Sophia Barry has a wide range of past experiences. A Brit, she grew up in Yorkshire. Most recently, she lived in Nigeria working as procurement manager for Shell Oil. That’s where she met her Venezuelan husband, Francisco.  First came the move to Ulsan before finally arriving in Seoul only 5 months ago, and thanks to the 10 Magazine in her serviced residence, she found the Seoul International Women’s Association right away. She almost immediately signed on to be the Bazaar Chairperson, and after a sudden departure of the previous president, Sophia stepped in to save the day and help SIWA and their amazing Bazaar stay on track.


1. What brought you to Korea?

Initially it was Francisco’s engineering job when his project transferred from Lagos to Ulsan, South Korea in early 2013.  We had met in Lagos the year before while I was on my first overseas experience working as a Procurement Manager.  I took employment in Ulsan immediately as an Accountant and so our adventures in Korea began..


2. You haven’t been here that long. How do you find life in Korea so far?

My colleagues were Korean in Ulsan were so kind to quickly embrace and help me to integrate into the culture.  Within my first week I had experienced many local dishes and had even been taught a few survival words!

When I moved to Seoul I embraced the International ladies organisation I had been craving for in Ulsan, this has expanded my social life and given me the opportunity to explore my interests.


3. What are some of the most notable differences between life in Korea and life in Nigeria?

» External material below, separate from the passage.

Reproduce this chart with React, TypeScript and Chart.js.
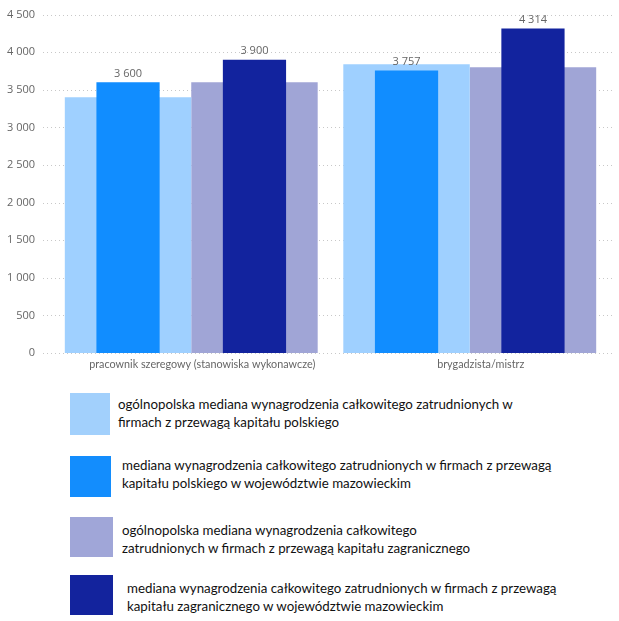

Korea has the fastest technology – from parking towers to super fast internet! In Nigeria we lived more in the expat ‘bubble’, whereas in Korea we can happily go to local restaurants and enjoy the city just as Koreans do. Of course, both have the characteristics of any mega city – traffic jams! Seoul has blown me away with the subway system- it’s so foreigner friendly I zip around all over the city with no difficulties at all.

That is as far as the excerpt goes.